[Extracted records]
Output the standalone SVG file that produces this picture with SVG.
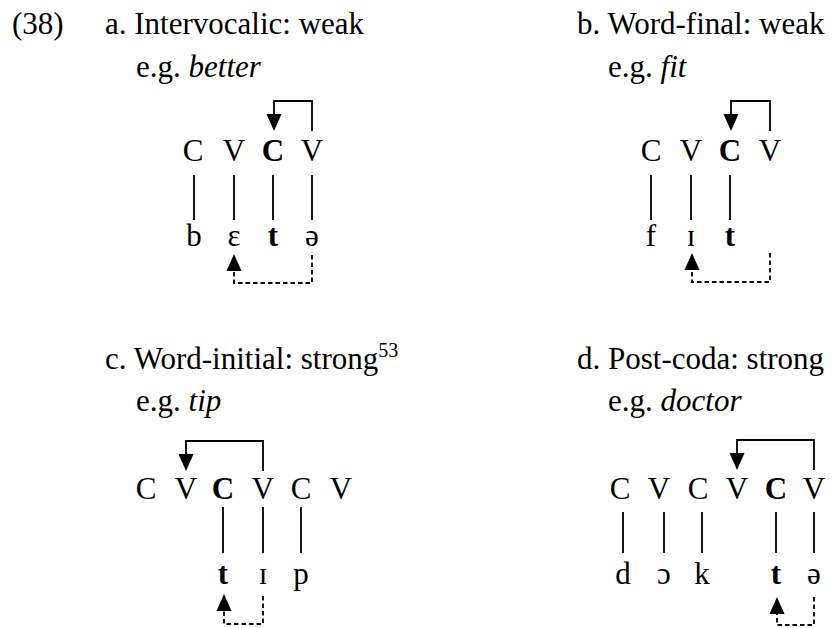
<svg xmlns="http://www.w3.org/2000/svg" width="837" height="628" viewBox="0 0 837 628">
<style>
text{font-family:"Liberation Serif","Times New Roman","DejaVu Serif",serif;font-size:31px;fill:#000}
.m{text-anchor:middle}
.b{font-weight:bold}
.i{font-style:italic}
.ln{stroke:#000;stroke-width:1.8;fill:none}
.ds{stroke:#000;stroke-width:1.8;fill:none;stroke-dasharray:4.5 3}
.ah{fill:#000}
</style>
<rect width="837" height="628" fill="#fff"/>
<g id="headings">
<text x="12" y="34">(38)</text>
</g>
<g id="panel-a">
<text x="105" y="34">a. Intervocalic: weak</text>
<text x="136" y="77">e.g. <tspan class="i">better</tspan></text>
<g id="a-skeleton">
<text class="m" x="193" y="161">C</text>
<text class="m" x="234" y="161">V</text>
<text class="m b" x="273" y="161">C</text>
<text class="m" x="312" y="161">V</text>
</g>
<g id="a-segments">
<text class="m" x="194" y="246">b</text>
<text class="m" x="234" y="246">ɛ</text>
<text class="m b" x="273" y="246">t</text>
<text class="m" x="312" y="246">ə</text>
</g>
</g>
<g id="panel-b">
<text x="577" y="34">b. Word-final: weak</text>
<text x="608" y="77">e.g. <tspan class="i">fit</tspan></text>
<g id="b-skeleton">
<text class="m" x="651" y="161">C</text>
<text class="m" x="691" y="161">V</text>
<text class="m b" x="730" y="161">C</text>
<text class="m" x="770" y="161">V</text>
</g>
<g id="b-segments">
<text class="m" x="651" y="246">f</text>
<text class="m" x="691" y="246">ɪ</text>
<text class="m b" x="730" y="246">t</text>
</g>
</g>
<g id="panel-c">
<text x="105" y="369">c. Word-initial: strong<tspan font-size="20" dy="-12">53</tspan></text>
<text x="136" y="411">e.g. <tspan class="i">tip</tspan></text>
<g id="c-skeleton">
<text class="m" x="146" y="499">C</text>
<text class="m" x="186" y="499">V</text>
<text class="m b" x="223" y="499">C</text>
<text class="m" x="263" y="499">V</text>
<text class="m" x="301" y="499">C</text>
<text class="m" x="341" y="499">V</text>
</g>
<g id="c-segments">
<text class="m b" x="223" y="584">t</text>
<text class="m" x="263" y="584">ɪ</text>
<text class="m" x="301" y="584">p</text>
</g>
</g>
<g id="panel-d">
<text x="577" y="369">d. Post-coda: strong</text>
<text x="608" y="411">e.g. <tspan class="i">doctor</tspan></text>
<g id="d-skeleton">
<text class="m" x="620" y="499">C</text>
<text class="m" x="659" y="499">V</text>
<text class="m" x="698" y="499">C</text>
<text class="m" x="737" y="499">V</text>
<text class="m b" x="776" y="499">C</text>
<text class="m" x="814" y="499">V</text>
</g>
<g id="d-segments">
<text class="m" x="623" y="584">d</text>
<text class="m" x="664" y="584">ɔ</text>
<text class="m" x="702" y="584">k</text>
<text class="m b" x="776" y="584">t</text>
<text class="m" x="814" y="584">ə</text>
</g>
</g>
<g id="connectors">
<path class="ln" d="M194 175V220M234 175V220M273 175V220M312 175V220"/>
<path class="ln" d="M651 175V220M691 175V220M730 175V220"/>
<path class="ln" d="M223 507V553M263 507V553M301 507V553"/>
<path class="ln" d="M623 512V553M664 512V553M702 512V553M776 512V553M814 512V553"/>
<path class="ln" d="M312 131V101H274V116"/>
<polygon class="ah" points="266.5,114 281.5,114 274,131"/>
<path class="ln" d="M770 131V101H731V116"/>
<polygon class="ah" points="723.5,114 738.5,114 731,131"/>
<path class="ln" d="M263 471V441H186V456"/>
<polygon class="ah" points="178.5,454 193.5,454 186,471"/>
<path class="ln" d="M814 470V440H737V455"/>
<polygon class="ah" points="729.5,453 744.5,453 737,470"/>
<path class="ds" d="M312 255V283H234V270"/>
<polygon class="ah" points="226.5,271 241.5,271 234,254"/>
<path class="ds" d="M770 253V282H692V269"/>
<polygon class="ah" points="684.5,270 699.5,270 692,253"/>
<path class="ds" d="M263 596V624H224V611"/>
<polygon class="ah" points="216.5,611 231.5,611 224,594"/>
<path class="ds" d="M814 597V625H777V614"/>
<polygon class="ah" points="769.5,614 784.5,614 777,597"/>
</g>
</svg>
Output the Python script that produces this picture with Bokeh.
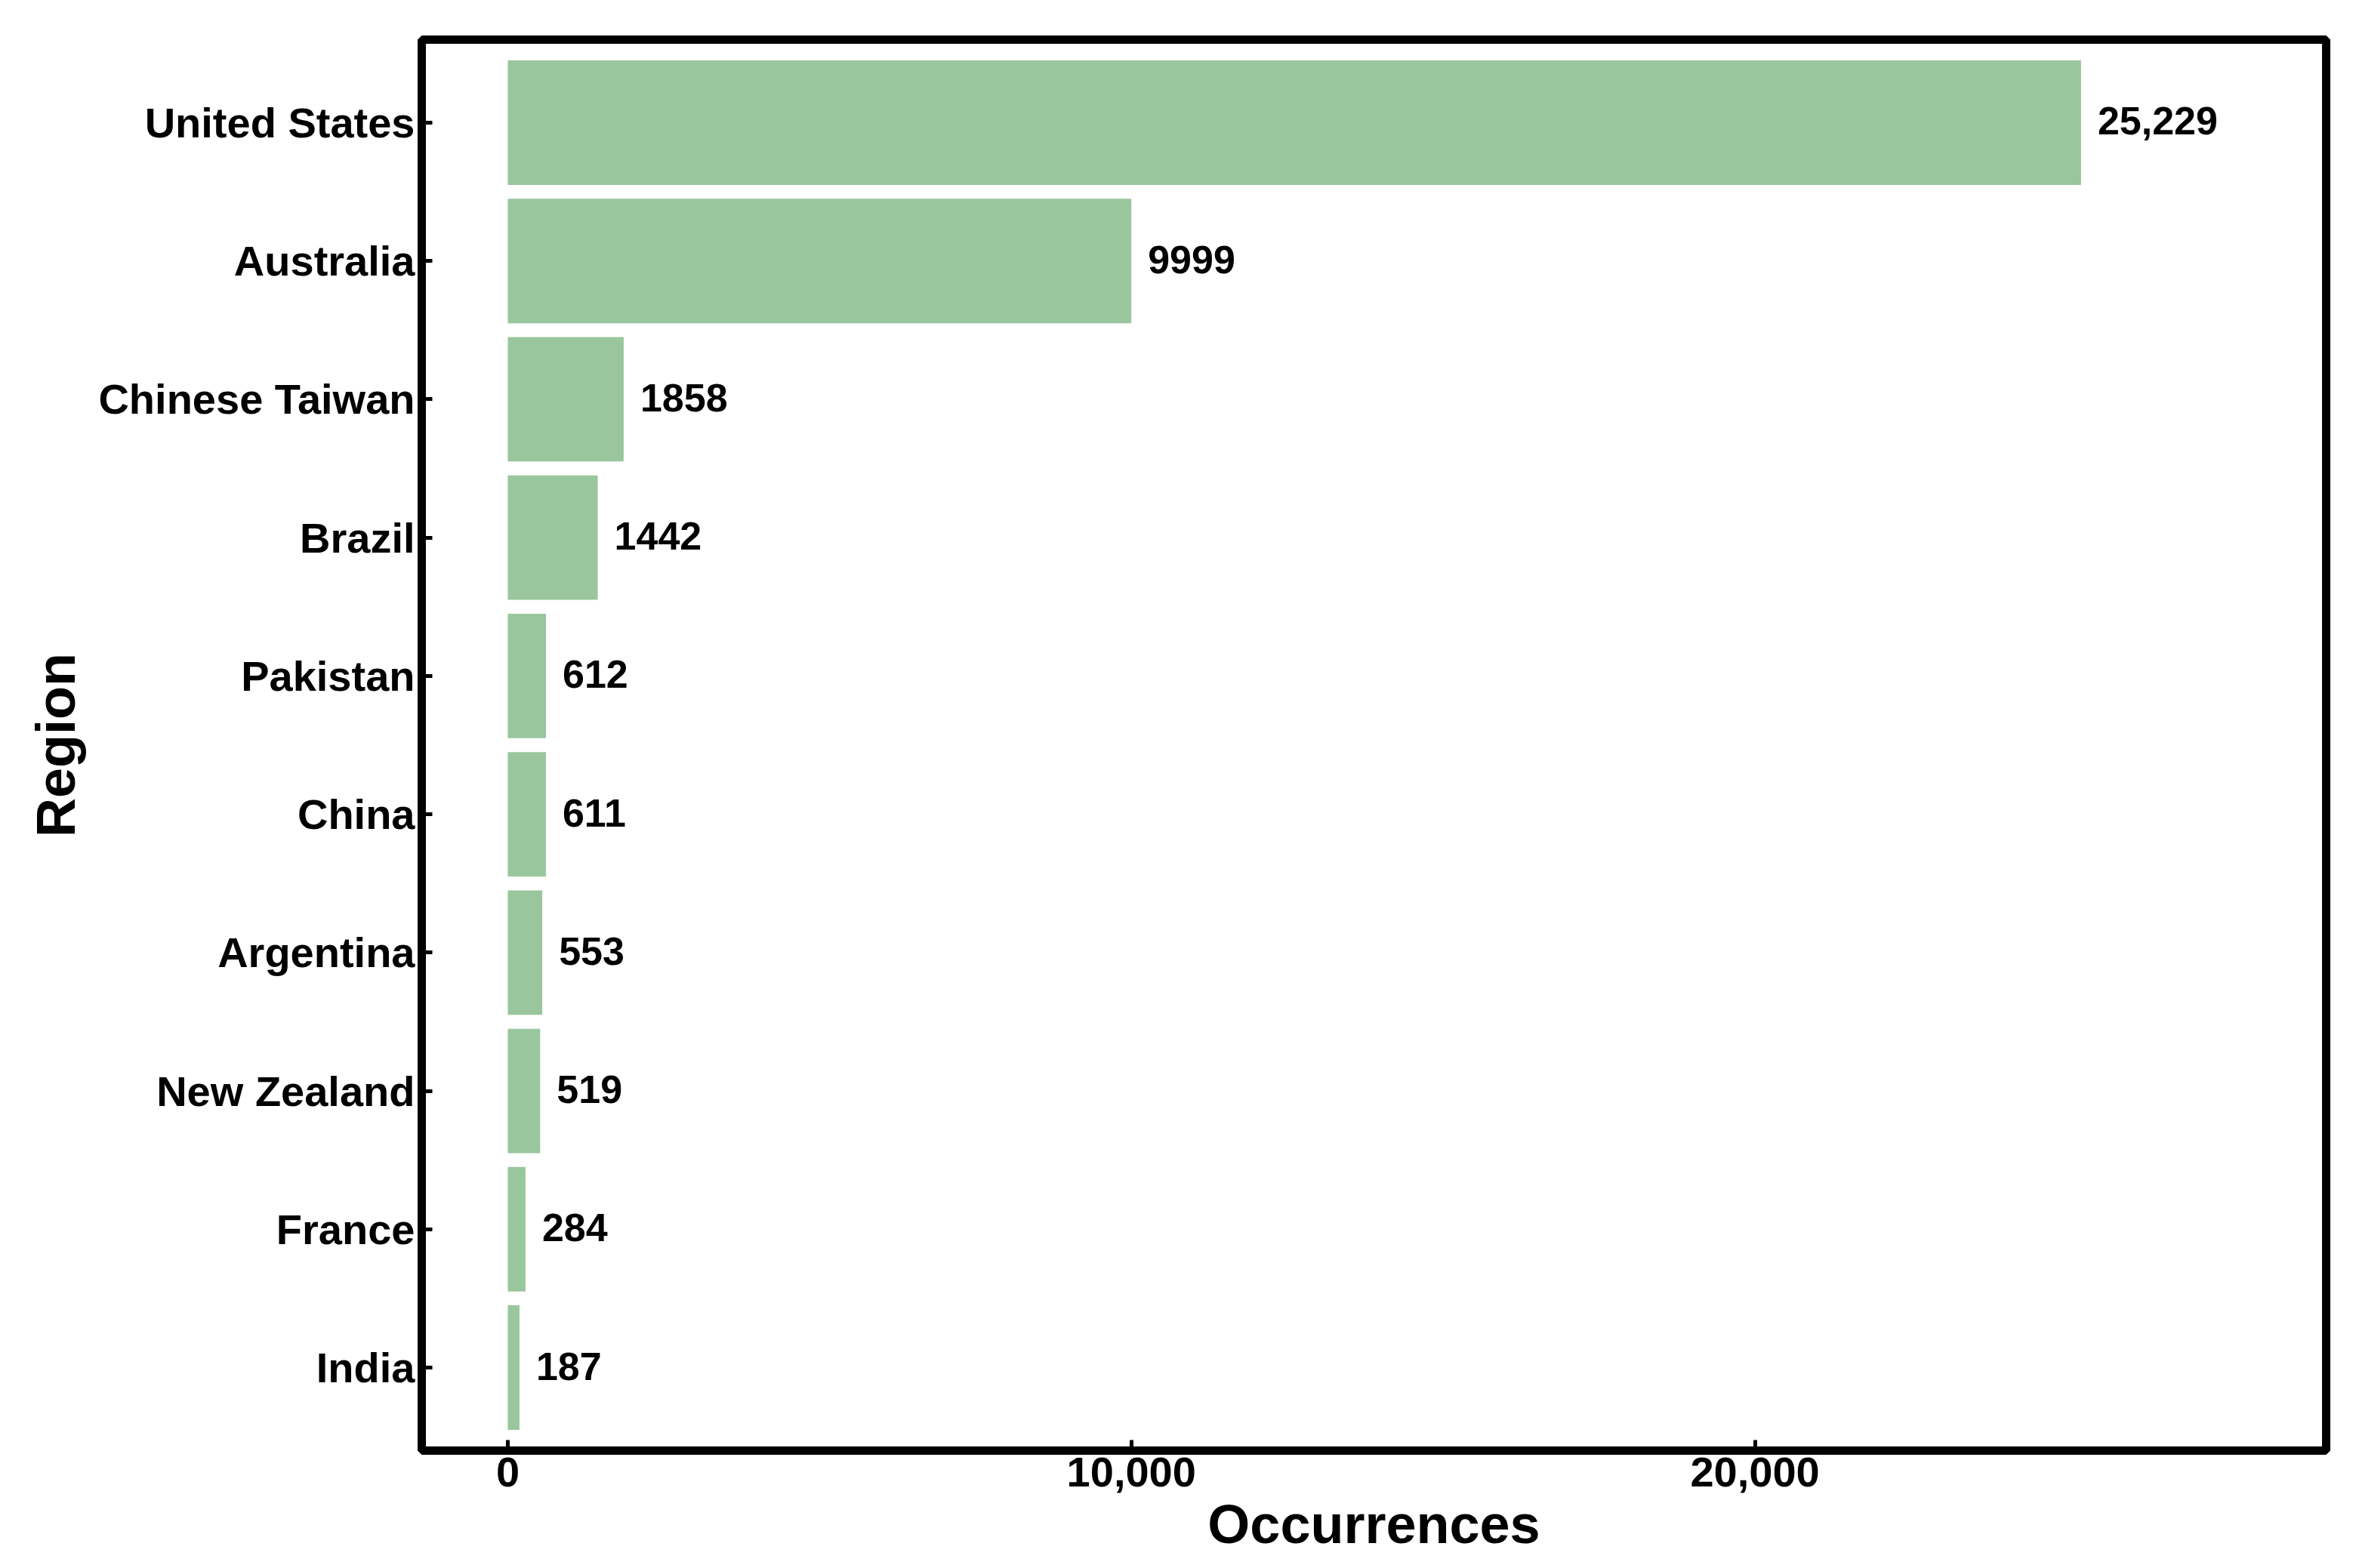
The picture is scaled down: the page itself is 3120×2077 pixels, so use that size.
from bokeh.plotting import figure
from bokeh.models import Range1d, FactorRange, ColumnDataSource, FixedTicker, NumeralTickFormatter
from bokeh.core.properties import value
from bokeh.embed import file_html
from bokeh.resources import INLINE

regions = ["United States", "Australia", "Chinese Taiwan", "Brazil", "Pakistan",
           "China", "Argentina", "New Zealand", "France", "India"]
occurrences = [25229, 9999, 1858, 1442, 612, 611, 553, 519, 284, 187]
x_ticks = [0, 10000, 20000]

labels = [f"{v:,}" if v >= 10000 else str(v) for v in occurrences]
src = ColumnDataSource(dict(region=regions, occ=occurrences, lab=labels))

FONT = "Liberation Sans"
p = figure(
    y_range=FactorRange(factors=regions[::-1], range_padding=0.1, range_padding_units="absolute"),
    x_range=Range1d(-1380, 29160),
    frame_width=2522, frame_height=1869,
    min_border_left=558, min_border_top=52, min_border_right=32, min_border_bottom=140,
    output_backend="svg", toolbar_location=None,
)
p.hbar(y="region", left=0, right="occ", height=0.9, source=src,
       fill_color="#99c69c", line_color=None)
p.text(x="occ", y="region", text="lab", source=src, x_offset=22, y_offset=-2,
       text_font=value(FONT), text_font_style="bold", text_font_size="52px",
       text_baseline="middle", text_align="left", text_color="black")

p.outline_line_color = "black"
p.outline_line_width = 11
p.xgrid.visible = False
p.ygrid.visible = False
p.background_fill_color = "white"
p.border_fill_color = "white"

for ax in (p.xaxis[0], p.yaxis[0]):
    ax.axis_line_color = None
    ax.major_tick_in = 14
    ax.major_tick_out = 0
    ax.major_tick_line_width = 5
    ax.major_tick_line_color = "black"
    ax.minor_tick_line_color = None
    ax.major_label_text_font = FONT
    ax.major_label_text_font_style = "bold"
    ax.major_label_text_font_size = "56px"
    ax.major_label_text_color = "black"
    ax.axis_label_text_font = FONT
    ax.axis_label_text_font_style = "bold"
    ax.axis_label_text_font_size = "72px"
    ax.axis_label_text_color = "black"

p.xaxis.ticker = FixedTicker(ticks=x_ticks)
p.xaxis.formatter = NumeralTickFormatter(format="0,0")
p.xaxis.axis_label = "Occurrences"
p.xaxis.major_label_standoff = 9
p.xaxis.axis_label_standoff = 7
p.yaxis.axis_label = "Region"
p.yaxis.major_label_standoff = 9
p.yaxis.axis_label_standoff = 13

open("out.html", "w").write(file_html(p, INLINE))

What needs to be done — Copy the listing over exactly, skipping the pictures it holds.

Exercise response —
Output the standalone SVG file that produces this picture with SVG.
<svg xmlns="http://www.w3.org/2000/svg" width="837" height="628" viewBox="0 0 837 628">
<style>
text{font-family:"Liberation Serif","Times New Roman","DejaVu Serif",serif;font-size:31px;fill:#000}
.m{text-anchor:middle}
.b{font-weight:bold}
.i{font-style:italic}
.ln{stroke:#000;stroke-width:1.8;fill:none}
.ds{stroke:#000;stroke-width:1.8;fill:none;stroke-dasharray:4.5 3}
.ah{fill:#000}
</style>
<rect width="837" height="628" fill="#fff"/>
<g id="headings">
<text x="12" y="34">(38)</text>
</g>
<g id="panel-a">
<text x="105" y="34">a. Intervocalic: weak</text>
<text x="136" y="77">e.g. <tspan class="i">better</tspan></text>
<g id="a-skeleton">
<text class="m" x="193" y="161">C</text>
<text class="m" x="234" y="161">V</text>
<text class="m b" x="273" y="161">C</text>
<text class="m" x="312" y="161">V</text>
</g>
<g id="a-segments">
<text class="m" x="194" y="246">b</text>
<text class="m" x="234" y="246">ɛ</text>
<text class="m b" x="273" y="246">t</text>
<text class="m" x="312" y="246">ə</text>
</g>
</g>
<g id="panel-b">
<text x="577" y="34">b. Word-final: weak</text>
<text x="608" y="77">e.g. <tspan class="i">fit</tspan></text>
<g id="b-skeleton">
<text class="m" x="651" y="161">C</text>
<text class="m" x="691" y="161">V</text>
<text class="m b" x="730" y="161">C</text>
<text class="m" x="770" y="161">V</text>
</g>
<g id="b-segments">
<text class="m" x="651" y="246">f</text>
<text class="m" x="691" y="246">ɪ</text>
<text class="m b" x="730" y="246">t</text>
</g>
</g>
<g id="panel-c">
<text x="105" y="369">c. Word-initial: strong<tspan font-size="20" dy="-12">53</tspan></text>
<text x="136" y="411">e.g. <tspan class="i">tip</tspan></text>
<g id="c-skeleton">
<text class="m" x="146" y="499">C</text>
<text class="m" x="186" y="499">V</text>
<text class="m b" x="223" y="499">C</text>
<text class="m" x="263" y="499">V</text>
<text class="m" x="301" y="499">C</text>
<text class="m" x="341" y="499">V</text>
</g>
<g id="c-segments">
<text class="m b" x="223" y="584">t</text>
<text class="m" x="263" y="584">ɪ</text>
<text class="m" x="301" y="584">p</text>
</g>
</g>
<g id="panel-d">
<text x="577" y="369">d. Post-coda: strong</text>
<text x="608" y="411">e.g. <tspan class="i">doctor</tspan></text>
<g id="d-skeleton">
<text class="m" x="620" y="499">C</text>
<text class="m" x="659" y="499">V</text>
<text class="m" x="698" y="499">C</text>
<text class="m" x="737" y="499">V</text>
<text class="m b" x="776" y="499">C</text>
<text class="m" x="814" y="499">V</text>
</g>
<g id="d-segments">
<text class="m" x="623" y="584">d</text>
<text class="m" x="664" y="584">ɔ</text>
<text class="m" x="702" y="584">k</text>
<text class="m b" x="776" y="584">t</text>
<text class="m" x="814" y="584">ə</text>
</g>
</g>
<g id="connectors">
<path class="ln" d="M194 175V220M234 175V220M273 175V220M312 175V220"/>
<path class="ln" d="M651 175V220M691 175V220M730 175V220"/>
<path class="ln" d="M223 507V553M263 507V553M301 507V553"/>
<path class="ln" d="M623 512V553M664 512V553M702 512V553M776 512V553M814 512V553"/>
<path class="ln" d="M312 131V101H274V116"/>
<polygon class="ah" points="266.5,114 281.5,114 274,131"/>
<path class="ln" d="M770 131V101H731V116"/>
<polygon class="ah" points="723.5,114 738.5,114 731,131"/>
<path class="ln" d="M263 471V441H186V456"/>
<polygon class="ah" points="178.5,454 193.5,454 186,471"/>
<path class="ln" d="M814 470V440H737V455"/>
<polygon class="ah" points="729.5,453 744.5,453 737,470"/>
<path class="ds" d="M312 255V283H234V270"/>
<polygon class="ah" points="226.5,271 241.5,271 234,254"/>
<path class="ds" d="M770 253V282H692V269"/>
<polygon class="ah" points="684.5,270 699.5,270 692,253"/>
<path class="ds" d="M263 596V624H224V611"/>
<polygon class="ah" points="216.5,611 231.5,611 224,594"/>
<path class="ds" d="M814 597V625H777V614"/>
<polygon class="ah" points="769.5,614 784.5,614 777,597"/>
</g>
</svg>
Output the Python script that produces this picture with Bokeh.
The picture is scaled down: the page itself is 3120×2077 pixels, so use that size.
from bokeh.plotting import figure
from bokeh.models import Range1d, FactorRange, ColumnDataSource, FixedTicker, NumeralTickFormatter
from bokeh.core.properties import value
from bokeh.embed import file_html
from bokeh.resources import INLINE

regions = ["United States", "Australia", "Chinese Taiwan", "Brazil", "Pakistan",
           "China", "Argentina", "New Zealand", "France", "India"]
occurrences = [25229, 9999, 1858, 1442, 612, 611, 553, 519, 284, 187]
x_ticks = [0, 10000, 20000]

labels = [f"{v:,}" if v >= 10000 else str(v) for v in occurrences]
src = ColumnDataSource(dict(region=regions, occ=occurrences, lab=labels))

FONT = "Liberation Sans"
p = figure(
    y_range=FactorRange(factors=regions[::-1], range_padding=0.1, range_padding_units="absolute"),
    x_range=Range1d(-1380, 29160),
    frame_width=2522, frame_height=1869,
    min_border_left=558, min_border_top=52, min_border_right=32, min_border_bottom=140,
    output_backend="svg", toolbar_location=None,
)
p.hbar(y="region", left=0, right="occ", height=0.9, source=src,
       fill_color="#99c69c", line_color=None)
p.text(x="occ", y="region", text="lab", source=src, x_offset=22, y_offset=-2,
       text_font=value(FONT), text_font_style="bold", text_font_size="52px",
       text_baseline="middle", text_align="left", text_color="black")

p.outline_line_color = "black"
p.outline_line_width = 11
p.xgrid.visible = False
p.ygrid.visible = False
p.background_fill_color = "white"
p.border_fill_color = "white"

for ax in (p.xaxis[0], p.yaxis[0]):
    ax.axis_line_color = None
    ax.major_tick_in = 14
    ax.major_tick_out = 0
    ax.major_tick_line_width = 5
    ax.major_tick_line_color = "black"
    ax.minor_tick_line_color = None
    ax.major_label_text_font = FONT
    ax.major_label_text_font_style = "bold"
    ax.major_label_text_font_size = "56px"
    ax.major_label_text_color = "black"
    ax.axis_label_text_font = FONT
    ax.axis_label_text_font_style = "bold"
    ax.axis_label_text_font_size = "72px"
    ax.axis_label_text_color = "black"

p.xaxis.ticker = FixedTicker(ticks=x_ticks)
p.xaxis.formatter = NumeralTickFormatter(format="0,0")
p.xaxis.axis_label = "Occurrences"
p.xaxis.major_label_standoff = 9
p.xaxis.axis_label_standoff = 7
p.yaxis.axis_label = "Region"
p.yaxis.major_label_standoff = 9
p.yaxis.axis_label_standoff = 13

open("out.html", "w").write(file_html(p, INLINE))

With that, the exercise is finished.